EXERCISE INSTRUCTIONS:
Transcribe all of the material below word for word and leave out its pictures.

SUPPLIED MATERIAL:
****************

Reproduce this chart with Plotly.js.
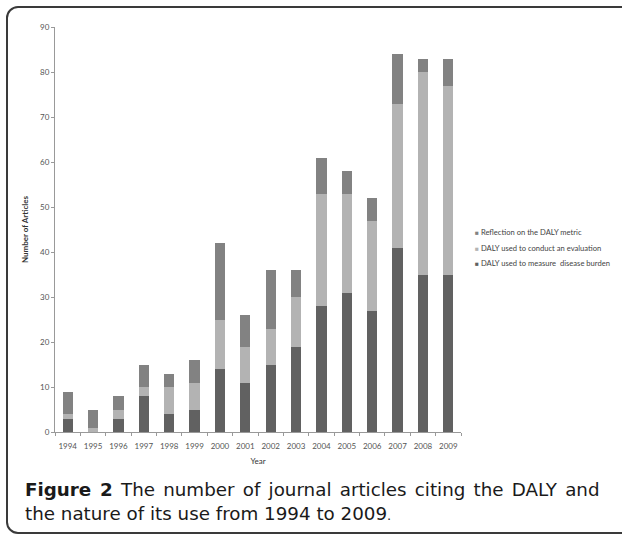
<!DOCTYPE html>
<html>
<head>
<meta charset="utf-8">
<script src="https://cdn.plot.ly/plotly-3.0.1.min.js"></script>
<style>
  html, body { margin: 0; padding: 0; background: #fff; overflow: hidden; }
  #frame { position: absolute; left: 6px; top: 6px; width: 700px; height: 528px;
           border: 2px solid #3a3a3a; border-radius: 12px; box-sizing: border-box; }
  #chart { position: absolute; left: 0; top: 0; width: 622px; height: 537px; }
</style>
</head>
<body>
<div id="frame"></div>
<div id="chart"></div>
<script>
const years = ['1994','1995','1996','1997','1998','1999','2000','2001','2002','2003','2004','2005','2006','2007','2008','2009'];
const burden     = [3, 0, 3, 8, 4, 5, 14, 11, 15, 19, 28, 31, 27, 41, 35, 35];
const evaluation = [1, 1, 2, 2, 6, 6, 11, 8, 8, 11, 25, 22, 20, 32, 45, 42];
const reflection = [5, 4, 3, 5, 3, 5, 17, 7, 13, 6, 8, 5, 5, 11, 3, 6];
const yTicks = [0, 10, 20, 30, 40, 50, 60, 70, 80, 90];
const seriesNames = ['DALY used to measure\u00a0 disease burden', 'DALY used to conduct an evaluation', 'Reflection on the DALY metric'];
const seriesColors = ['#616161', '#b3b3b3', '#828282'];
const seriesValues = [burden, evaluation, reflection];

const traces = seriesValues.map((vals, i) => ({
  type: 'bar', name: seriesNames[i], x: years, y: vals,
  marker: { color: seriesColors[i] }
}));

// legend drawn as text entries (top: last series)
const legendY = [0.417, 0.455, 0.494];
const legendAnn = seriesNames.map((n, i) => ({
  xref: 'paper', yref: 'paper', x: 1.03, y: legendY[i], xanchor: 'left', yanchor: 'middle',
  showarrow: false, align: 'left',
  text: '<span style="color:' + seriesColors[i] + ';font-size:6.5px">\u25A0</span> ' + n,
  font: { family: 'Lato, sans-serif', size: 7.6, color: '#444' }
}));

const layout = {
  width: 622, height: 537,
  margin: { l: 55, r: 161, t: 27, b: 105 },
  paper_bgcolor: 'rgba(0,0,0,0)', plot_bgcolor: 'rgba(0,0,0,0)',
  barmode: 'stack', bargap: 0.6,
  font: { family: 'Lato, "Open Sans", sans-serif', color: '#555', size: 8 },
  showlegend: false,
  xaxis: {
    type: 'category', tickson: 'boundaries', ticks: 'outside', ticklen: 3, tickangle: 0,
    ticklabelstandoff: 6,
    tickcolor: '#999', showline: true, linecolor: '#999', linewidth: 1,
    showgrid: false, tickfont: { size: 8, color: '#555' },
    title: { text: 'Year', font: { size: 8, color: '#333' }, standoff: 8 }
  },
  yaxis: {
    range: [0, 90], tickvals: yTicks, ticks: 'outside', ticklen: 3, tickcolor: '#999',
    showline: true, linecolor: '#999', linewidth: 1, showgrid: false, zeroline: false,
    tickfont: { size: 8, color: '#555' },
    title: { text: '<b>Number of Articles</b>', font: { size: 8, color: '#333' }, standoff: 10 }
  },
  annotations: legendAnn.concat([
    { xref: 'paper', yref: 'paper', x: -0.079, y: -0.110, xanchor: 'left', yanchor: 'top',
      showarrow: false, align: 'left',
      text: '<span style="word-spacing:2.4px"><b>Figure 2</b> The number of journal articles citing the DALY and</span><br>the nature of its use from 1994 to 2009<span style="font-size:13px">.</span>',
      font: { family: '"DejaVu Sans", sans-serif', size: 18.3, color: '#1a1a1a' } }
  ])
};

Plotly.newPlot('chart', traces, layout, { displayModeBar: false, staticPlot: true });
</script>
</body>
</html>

****************

EXERCISE OUTPUT:
Reproduce this chart with Plotly.js.
<!DOCTYPE html>
<html>
<head>
<meta charset="utf-8">
<script src="https://cdn.plot.ly/plotly-3.0.1.min.js"></script>
<style>
  html, body { margin: 0; padding: 0; background: #fff; overflow: hidden; }
  #frame { position: absolute; left: 6px; top: 6px; width: 700px; height: 528px;
           border: 2px solid #3a3a3a; border-radius: 12px; box-sizing: border-box; }
  #chart { position: absolute; left: 0; top: 0; width: 622px; height: 537px; }
</style>
</head>
<body>
<div id="frame"></div>
<div id="chart"></div>
<script>
const years = ['1994','1995','1996','1997','1998','1999','2000','2001','2002','2003','2004','2005','2006','2007','2008','2009'];
const burden     = [3, 0, 3, 8, 4, 5, 14, 11, 15, 19, 28, 31, 27, 41, 35, 35];
const evaluation = [1, 1, 2, 2, 6, 6, 11, 8, 8, 11, 25, 22, 20, 32, 45, 42];
const reflection = [5, 4, 3, 5, 3, 5, 17, 7, 13, 6, 8, 5, 5, 11, 3, 6];
const yTicks = [0, 10, 20, 30, 40, 50, 60, 70, 80, 90];
const seriesNames = ['DALY used to measure\u00a0 disease burden', 'DALY used to conduct an evaluation', 'Reflection on the DALY metric'];
const seriesColors = ['#616161', '#b3b3b3', '#828282'];
const seriesValues = [burden, evaluation, reflection];

const traces = seriesValues.map((vals, i) => ({
  type: 'bar', name: seriesNames[i], x: years, y: vals,
  marker: { color: seriesColors[i] }
}));

// legend drawn as text entries (top: last series)
const legendY = [0.417, 0.455, 0.494];
const legendAnn = seriesNames.map((n, i) => ({
  xref: 'paper', yref: 'paper', x: 1.03, y: legendY[i], xanchor: 'left', yanchor: 'middle',
  showarrow: false, align: 'left',
  text: '<span style="color:' + seriesColors[i] + ';font-size:6.5px">\u25A0</span> ' + n,
  font: { family: 'Lato, sans-serif', size: 7.6, color: '#444' }
}));

const layout = {
  width: 622, height: 537,
  margin: { l: 55, r: 161, t: 27, b: 105 },
  paper_bgcolor: 'rgba(0,0,0,0)', plot_bgcolor: 'rgba(0,0,0,0)',
  barmode: 'stack', bargap: 0.6,
  font: { family: 'Lato, "Open Sans", sans-serif', color: '#555', size: 8 },
  showlegend: false,
  xaxis: {
    type: 'category', tickson: 'boundaries', ticks: 'outside', ticklen: 3, tickangle: 0,
    ticklabelstandoff: 6,
    tickcolor: '#999', showline: true, linecolor: '#999', linewidth: 1,
    showgrid: false, tickfont: { size: 8, color: '#555' },
    title: { text: 'Year', font: { size: 8, color: '#333' }, standoff: 8 }
  },
  yaxis: {
    range: [0, 90], tickvals: yTicks, ticks: 'outside', ticklen: 3, tickcolor: '#999',
    showline: true, linecolor: '#999', linewidth: 1, showgrid: false, zeroline: false,
    tickfont: { size: 8, color: '#555' },
    title: { text: '<b>Number of Articles</b>', font: { size: 8, color: '#333' }, standoff: 10 }
  },
  annotations: legendAnn.concat([
    { xref: 'paper', yref: 'paper', x: -0.079, y: -0.110, xanchor: 'left', yanchor: 'top',
      showarrow: false, align: 'left',
      text: '<span style="word-spacing:2.4px"><b>Figure 2</b> The number of journal articles citing the DALY and</span><br>the nature of its use from 1994 to 2009<span style="font-size:13px">.</span>',
      font: { family: '"DejaVu Sans", sans-serif', size: 18.3, color: '#1a1a1a' } }
  ])
};

Plotly.newPlot('chart', traces, layout, { displayModeBar: false, staticPlot: true });
</script>
</body>
</html>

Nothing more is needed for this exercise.